Variable Annuities with Lifetime Income Benefits Offer Strategic Value in Retirement Planning
The market for annuity products continues to grow, but recent research underscores the ongoing relevance of traditional variable annuities (VAs) with lifetime income benefit riders. A white paper by Wade Pfau of The American College, commissioned by Equitable, evaluates when these VAs provide the strongest relative value to retirees. The study highlights how lifetime income benefits function as a financial safeguard, effectively acting as a put option against market downturns by guaranteeing protected income even if account balances are depleted.
Pfau's analysis includes diverse factors such as retirement and issue ages, asset allocations, and spending rates relative to retirement assets. His findings indicate that initiating retirement income through a VA between ages 60 and 70 offers the most substantial relative advantage. Additionally, VAs with a 10-year deferral period before income begins are beneficial for clients starting retirement between ages 60 and 75, supporting the value of purchasing VAs earlier in the accumulation phase for later retirement use.
An important insight from the research is that annuities can enable greater risk tolerance in investment strategies. Since income is secured against market volatility, retirees may adopt more aggressive asset allocations to seek enhanced growth potential. This flexibility can improve overall retirement outcomes by leveraging market risk premiums while maintaining income stability.
The study also challenges conventional wisdom regarding annuity use across different funding levels. For well-funded retirees, allocating a portion of assets to annuities helps reduce withdrawal pressure on non-annuity investments, potentially increasing legacy accumulation. Conversely, underfunded retirees benefit significantly from the risk pooling feature of annuities, as guaranteed lifetime income continues after other assets are depleted, which enhances retirement security.
Advisors are encouraged to differentiate retirement income planning from preretirement wealth management by emphasizing the importance of risk pooling through annuities. This approach transitions clients from self-managing longevity and market risk to leveraging insurance solutions that stabilize income streams over an uncertain retirement horizon. Equitable's managing director for individual retirement highlights the widespread concern among retirees about outliving assets, advocating for guaranteed lifetime income solutions as a core component of retirement strategies.
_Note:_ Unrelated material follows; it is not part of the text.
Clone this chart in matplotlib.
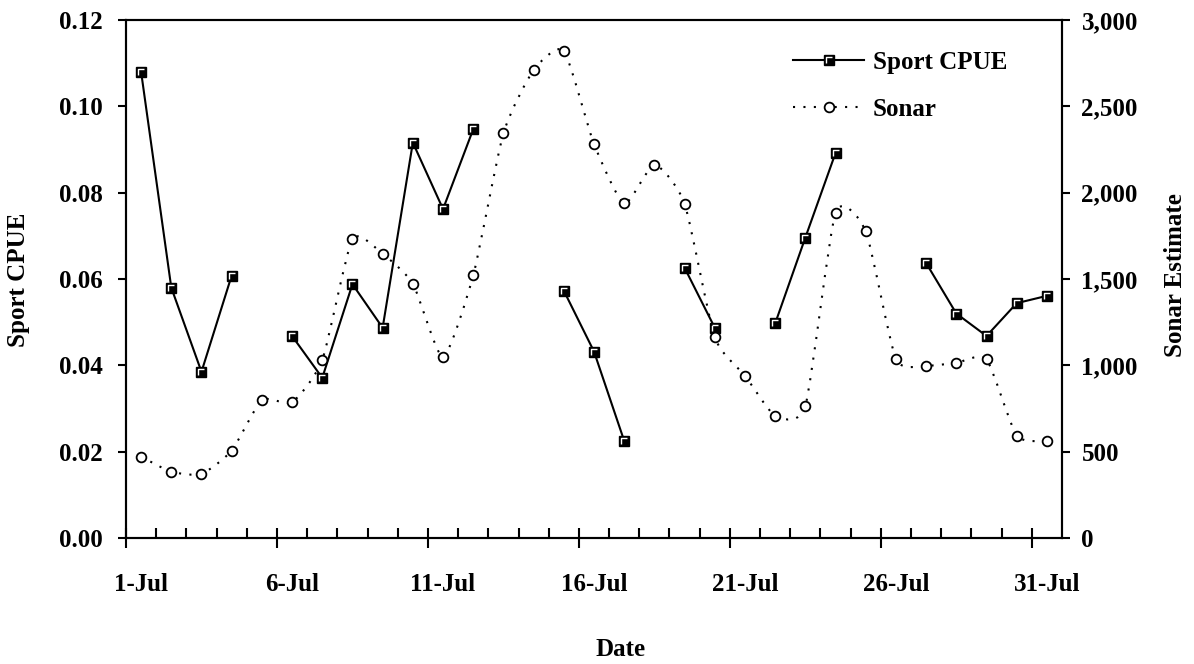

Overall, Pfau's research supports variable annuities with lifetime income benefits as a valuable tool in retirement planning that aligns investment flexibility with income protection. This aligns with broader market needs for solutions addressing sequence of returns risk and the unpredictability of retirement longevity, making these annuities a relevant consideration for both advisors and retirees navigating complex retirement landscapes.